Another time two of the gunmen (who were later slain) met me in Golden Grove. I was talking with a female, and they come up watching me and watching she, and they ask, who is me, and she say ‘this is a friend who does work bush, and I want he to get some gold to make some earrings, and they say ‘alright,’ and left.”
“By then, word was coming back to me that: ‘these men out to get you, your name deh on the list. They transferred me from Vigilance to Mahaicony for two years to ease the pressure, but the men came till to Mahaicony looking for me.”

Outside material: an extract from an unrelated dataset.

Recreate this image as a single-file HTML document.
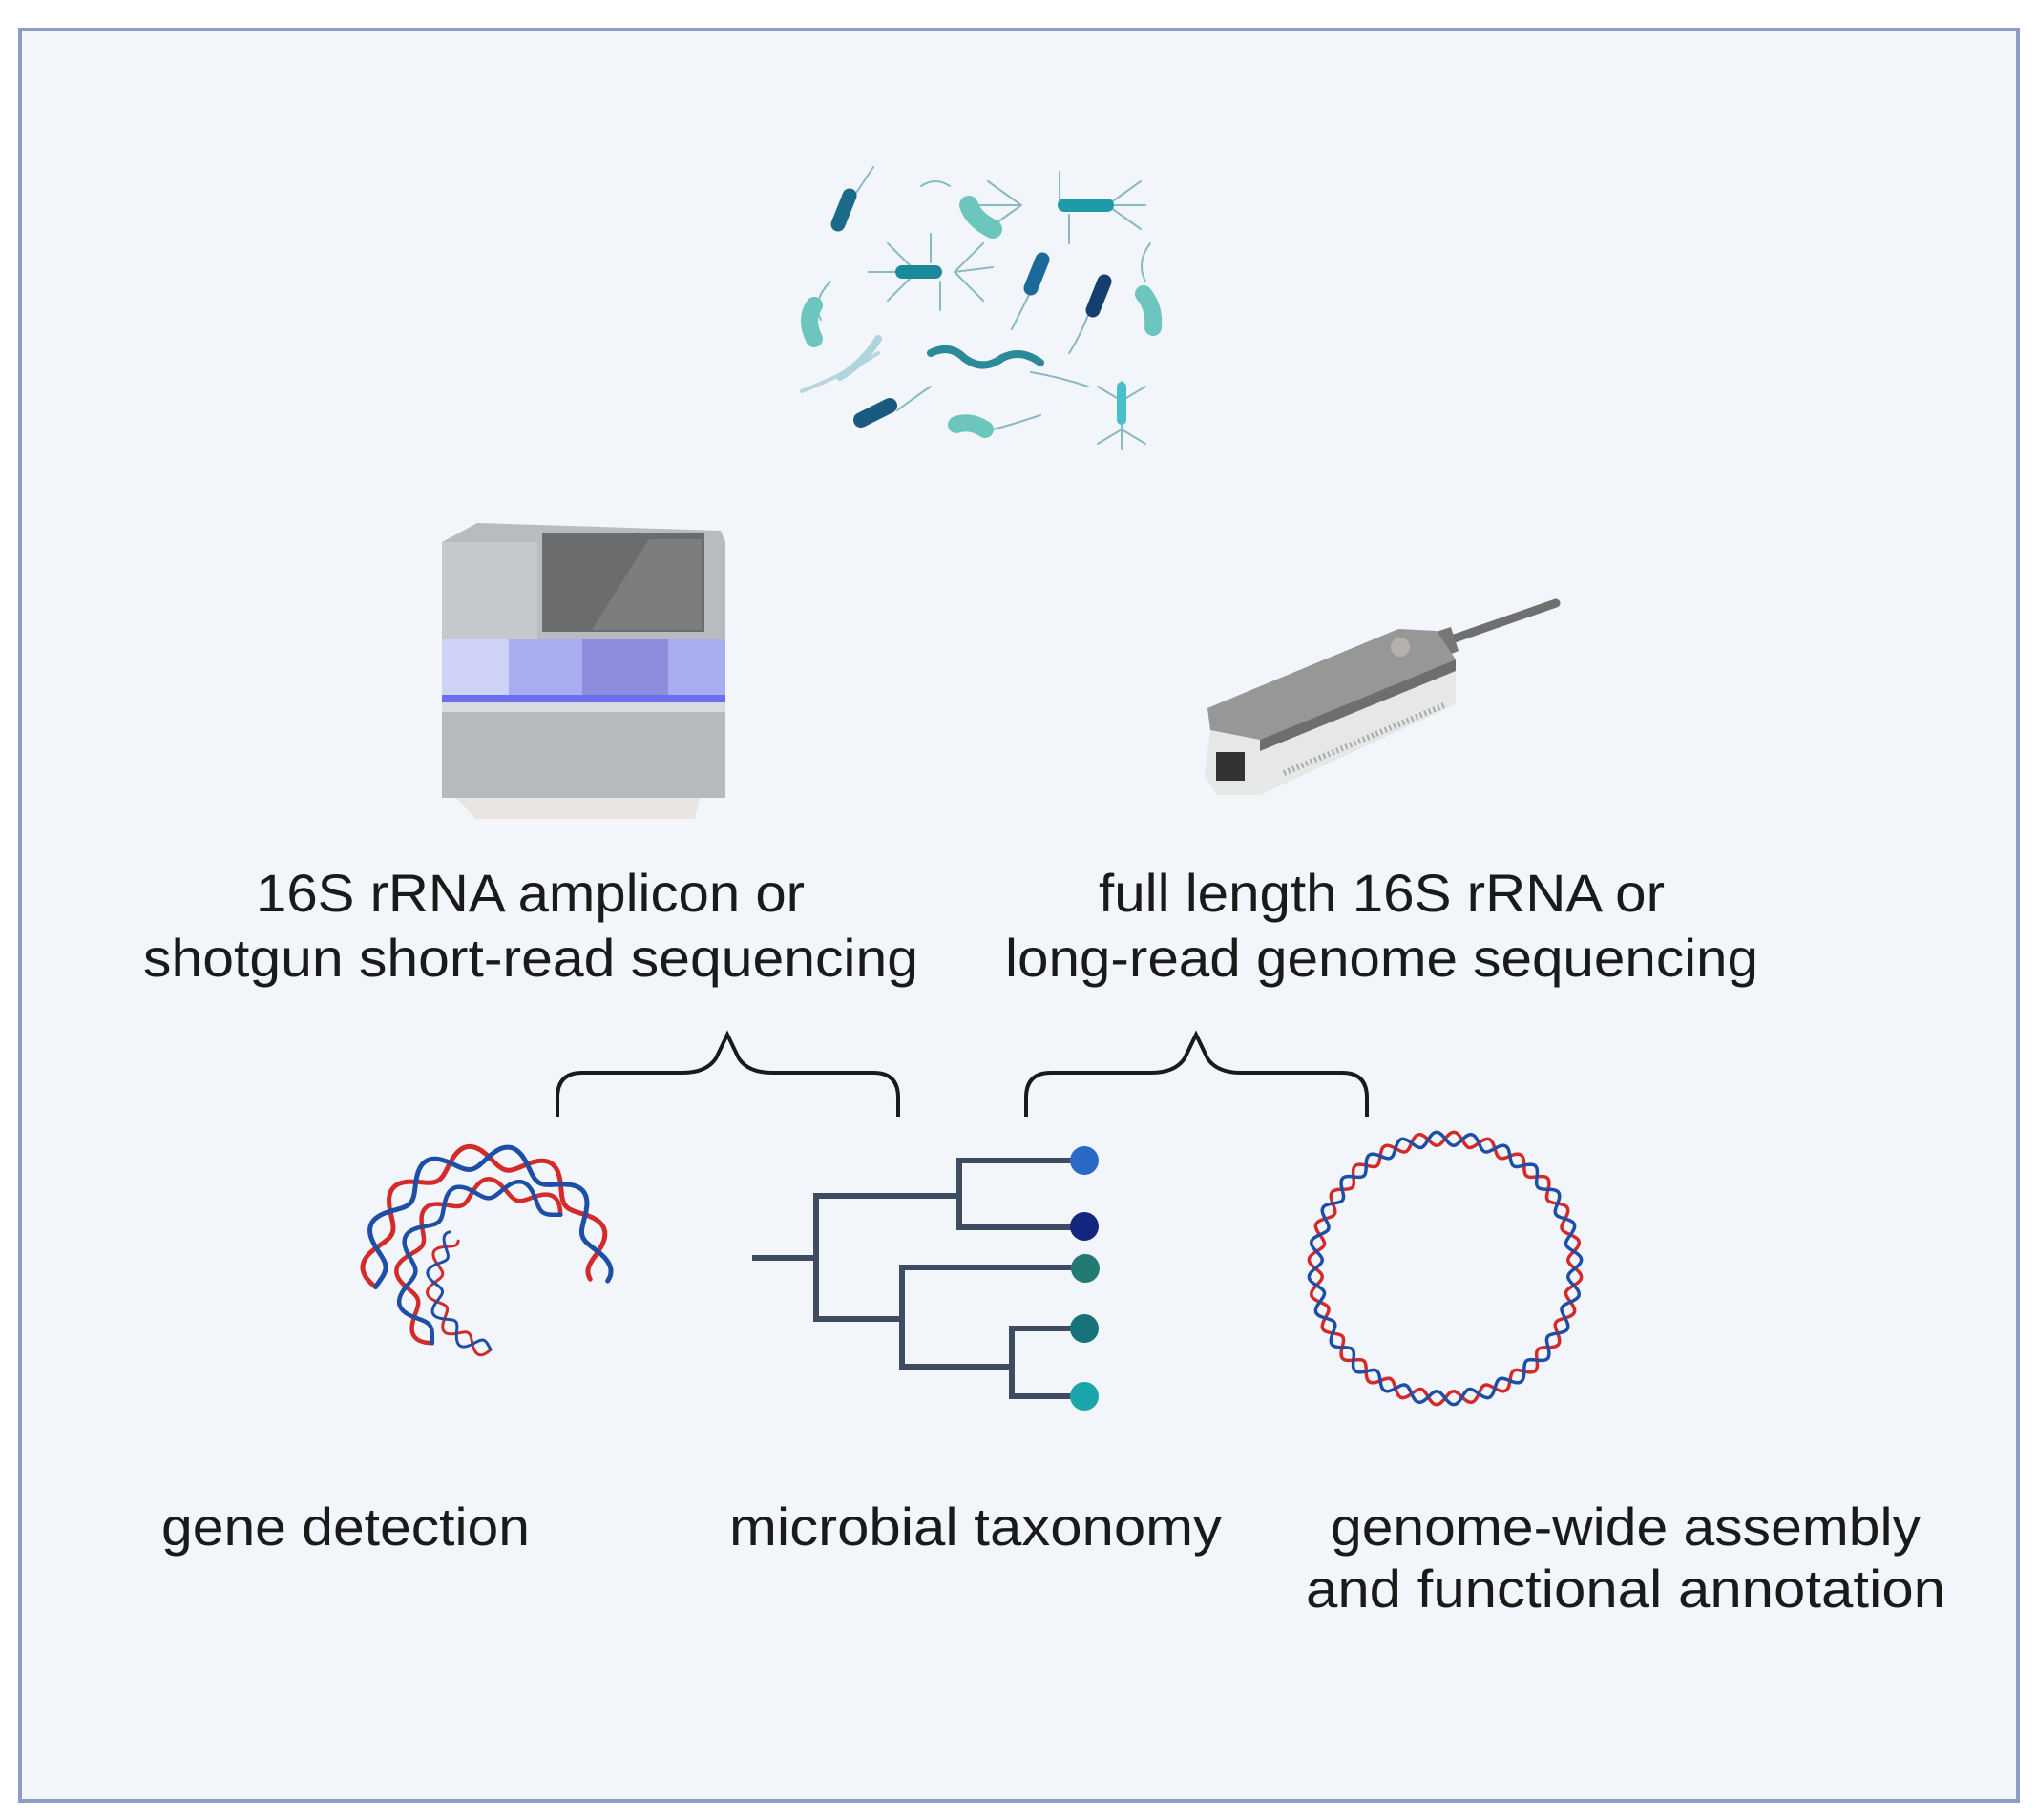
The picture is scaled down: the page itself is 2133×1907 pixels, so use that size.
<!DOCTYPE html>
<html><head><meta charset="utf-8"><style>
html,body{margin:0;padding:0;background:#fff;}
svg{display:block;}
text{font-family:"Liberation Sans",sans-serif;fill:#1a1a1a;}
</style></head><body>
<svg id="s" width="2133" height="1907" viewBox="0 0 2133 1907" xmlns="http://www.w3.org/2000/svg">
<rect x="0" y="0" width="2133" height="1907" fill="#ffffff"/>
<rect x="21" y="31" width="2093" height="1856" fill="#f2f6fa" stroke="#8d9cc6" stroke-width="4"/>

<!-- bacteria -->
<g stroke-linecap="round" fill="none">
 <g stroke="#8ab9c4" stroke-width="2">
  <path d="M895 205 q10 -15 20 -30"/>
  <path d="M965 195 q15 -10 30 0"/>
  <path d="M1070 215 l-50 0 M1070 215 l-35 -25 M1070 215 l-35 25 M1160 215 l40 0 M1160 215 l35 -25 M1160 215 l35 25 M1110 210 l0 -30 M1120 225 l0 30"/>
  <path d="M960 285 l-50 0 M960 285 l-30 -30 M960 285 l-30 30 M1000 285 l40 -5 M1000 285 l30 -30 M1000 285 l30 30 M975 275 l0 -30 M985 295 l0 30"/>
  <path d="M1080 305 q-10 20 -20 40"/>
  <path d="M1140 330 q-10 25 -20 40"/>
  <path d="M1200 295 q-10 -20 5 -40"/>
  <path d="M860 335 q-10 -20 10 -40"/>
  <path d="M920 370 q-30 20 -80 40" stroke="#b8d6de" stroke-width="4"/>
  <path d="M1080 390 q30 5 60 15"/>
  <path d="M940 430 q20 -15 35 -25"/>
  <path d="M1040 450 q20 -5 50 -15"/>
  <path d="M1175 400 l0 70 M1175 420 l-25 -15 M1175 420 l25 -15 M1175 450 l-25 15 M1175 450 l25 15"/>
 </g>
 <path d="M890 205 l-12 30" stroke="#1a6a8a" stroke-width="15"/>
 <path d="M1015 215 q5 15 25 25" stroke="#6cc6be" stroke-width="20"/>
 <path d="M1115 215 l45 0" stroke="#1e9aa8" stroke-width="14"/>
 <path d="M945 285 l35 0" stroke="#1a8a9a" stroke-width="14"/>
 <path d="M1092 272 l-12 30" stroke="#1a6a9a" stroke-width="15"/>
 <path d="M1157 295 l-12 30" stroke="#153f70" stroke-width="15"/>
 <path d="M1198 308 q12 15 10 35" stroke="#6cc6be" stroke-width="18"/>
 <path d="M853 320 q-10 15 0 35" stroke="#6cc6be" stroke-width="18"/>
 <path d="M880 395 q25 -15 40 -40" stroke="#b0d4dc" stroke-width="8"/>
 <path d="M975 370 q20 -10 35 5 q20 15 40 0 q20 -10 40 5" stroke="#2b8a9a" stroke-width="8"/>
 <path d="M902 440 l30 -15" stroke="#1a5a80" stroke-width="16"/>
 <path d="M1002 445 q15 -5 30 5" stroke="#6cc6be" stroke-width="18"/>
 <path d="M1175 405 l0 35" stroke="#48c0cc" stroke-width="10"/>
</g>

<!-- left sequencer -->
<g>
 <path d="M478 560 l22 -12 l255 8 l5 12 l0 110 l-297 0 l0 -110 z" fill="#b9bcbf"/>
 <rect x="463" y="568" width="100" height="102" fill="#c6c9cc"/>
 <rect x="568" y="558" width="170" height="104" fill="#6b6c6e"/>
 <path d="M620 660 l60 -95 l55 0 l0 95 z" fill="#7c7d7f"/>
 <rect x="463" y="670" width="297" height="65" fill="#a7adf0"/>
 <rect x="463" y="670" width="70" height="65" fill="#cfd3f8"/>
 <rect x="610" y="670" width="90" height="65" fill="#8e8cdc"/>
 <rect x="463" y="728" width="297" height="8" fill="#6a6ff0"/>
 <rect x="463" y="736" width="297" height="100" fill="#b6babd"/>
 <rect x="463" y="736" width="297" height="10" fill="#d9dbdd"/>
 <path d="M478 836 l255 0 l-5 22 l-230 0 z" fill="#e9e4e2"/>
</g>

<!-- right device -->
<g>
 <path d="M1515 672 l115 -40" stroke="#6f6f6f" stroke-width="9" stroke-linecap="round"/>
 <path d="M1495 665 l25 -8 l8 25 l-20 8 z" fill="#777"/>
 <path d="M1268 765 l52 10 l205 -82 l0 45 l-205 95 l-45 0 l-13 -20 z" fill="#e6e7e7"/>
 <path d="M1265 742 l200 -83 l40 2 l20 30 l-205 84 l-52 -10 z" fill="#979797"/>
 <path d="M1320 775 l205 -84 l0 12 l-205 84 z" fill="#6e6e6e"/>
 <circle cx="1467" cy="678" r="10" fill="#b5b1ac"/>
 <rect x="1274" y="788" width="30" height="30" fill="#333"/>
 <path d="M1345 810 l170 -72" stroke="#aaa" stroke-width="6" stroke-dasharray="2 3"/>
</g>

<!-- headings -->
<text x="268" y="955" font-size="56" textLength="575" lengthAdjust="spacingAndGlyphs">16S rRNA amplicon or</text>
<text x="150" y="1023" font-size="56" textLength="812" lengthAdjust="spacingAndGlyphs">shotgun short-read sequencing</text>
<text x="1151" y="955" font-size="56" textLength="593" lengthAdjust="spacingAndGlyphs">full length 16S rRNA or</text>
<text x="1053" y="1023" font-size="56" textLength="789" lengthAdjust="spacingAndGlyphs">long-read genome sequencing</text>

<!-- braces -->
<g fill="none" stroke="#1a1a1a" stroke-width="4">
 <path d="M584 1170 l0 -20 q0 -26 26 -26 l105 0 q25 0 35 -15 l12 -25 l12 25 q10 15 35 15 l106 0 q26 0 26 26 l0 20"/>
 <path d="M1075 1170 l0 -20 q0 -26 26 -26 l105 0 q25 0 35 -15 l12 -25 l12 25 q10 15 35 15 l106 0 q26 0 26 26 l0 20"/>
</g>

<!-- tree -->
<g fill="none" stroke="#3d4c60" stroke-width="6" stroke-linecap="square">
 <path d="M791 1318 l64 0"/>
 <path d="M855 1253 l0 129"/>
 <path d="M855 1253 l150 0 M1005 1216 l0 70 M1005 1216 l130 0 M1005 1286 l130 0"/>
 <path d="M855 1382 l90 0 M945 1328 l0 104 M945 1328 l190 0 M945 1432 l115 0 M1060 1392 l0 71 M1060 1392 l75 0 M1060 1463 l75 0"/>
</g>
<circle cx="1136" cy="1216" r="15" fill="#2a6ac6"/>
<circle cx="1136" cy="1285" r="15" fill="#132680"/>
<circle cx="1137" cy="1329" r="15" fill="#237a74"/>
<circle cx="1136" cy="1392" r="15" fill="#18727a"/>
<circle cx="1136" cy="1463" r="15" fill="#18a6ac"/>

<g id="dna" fill="none" stroke-linecap="round"></g>
</g>

<!-- bottom labels -->
<text x="169" y="1619" font-size="56" textLength="386" lengthAdjust="spacingAndGlyphs">gene detection</text>
<text x="764" y="1619" font-size="56" textLength="516" lengthAdjust="spacingAndGlyphs">microbial taxonomy</text>
<text x="1394" y="1619" font-size="56" textLength="618" lengthAdjust="spacingAndGlyphs">genome-wide assembly</text>
<text x="1368" y="1684" font-size="56" textLength="670" lengthAdjust="spacingAndGlyphs">and functional annotation</text>
</svg>
<script>
(function(){
var g=document.getElementById('dna');
function helix(cx,cy,r,a0,a1,amp,n,w){
  var out=['',''];
  for(var k=0;k<2;k++){
    var d='';var N=400;
    for(var i=0;i<=N;i++){
      var t=a0+(a1-a0)*i/N;
      var ph=(t-a0)*n+(k?Math.PI:0);
      var rr=r+amp*Math.sin(ph);
      var x=cx+rr*Math.cos(t),y=cy+rr*Math.sin(t);
      d+=(i?'L':'M')+x.toFixed(1)+' '+y.toFixed(1);
    }
    out[k]=d;
  }
  var cols=['#d32a2a','#1e4fa6'];
  for(var k=0;k<2;k++){
    var p=document.createElementNS('http://www.w3.org/2000/svg','path');
    p.setAttribute('d',out[k]);p.setAttribute('stroke',cols[k]);p.setAttribute('stroke-width',w);
    g.appendChild(p);
  }
}
helix(1514,1329,136,0,2*Math.PI,7,24,3.5);
helix(510,1330,118,Math.PI*0.95,Math.PI*2.03,12,9,5);
helix(520,1340,95,Math.PI*0.75,Math.PI*1.75,10,9,4.5);
helix(525,1345,70,Math.PI*0.55,Math.PI*1.25,8,11,3);
})();
</script>
</body></html>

“My family tell them ‘ this man doan deh here, he left long.’ And I got a call from my family saying ‘these men looking for you, don’t ever come back.”
But why didn’t he quit?
“They couldn’t break my mind. When you at home, you wondering what happening to your colleagues at work, so you just had to come out and be in the fight (with them).
Then again, backing out would cause weakness, I was just there and willing, because, to be honest, these gunmen made us hard.
Up to today my colleagues ask me how it felt being the driver of the first vehicle going into Buxton. I tell them it is mind over matter, and I have a praying mother; my church prays for me a lot. We do what we have to go, and ask God for help. He never let me down.”
CAUTIONS COLLEAGUES ABOUT NEW ESCAPEES
But even now, if there is anyone coming up behind me unexpectedly, my hand automatically goes to my waist. I had a lot of threats, sometimes stright to my face. One time, a man drove up to me and say, ‘‘you think I forget you? But I didn’t have time with him, because one of my hands was on the steering wheel and another on my gun, with one up (in breech).”
Is there danger of another crime wave?
There might be, and he sincerely hopes not, he says.
“I know that there are many out there that never got caught and may be waiting to be recruited.
If these men (the dangerous escapees) mean bad, I could only urge my colleagues they (the colleagues) got to go hard, they got to make up their minds…but I know they got men that willing to go hard.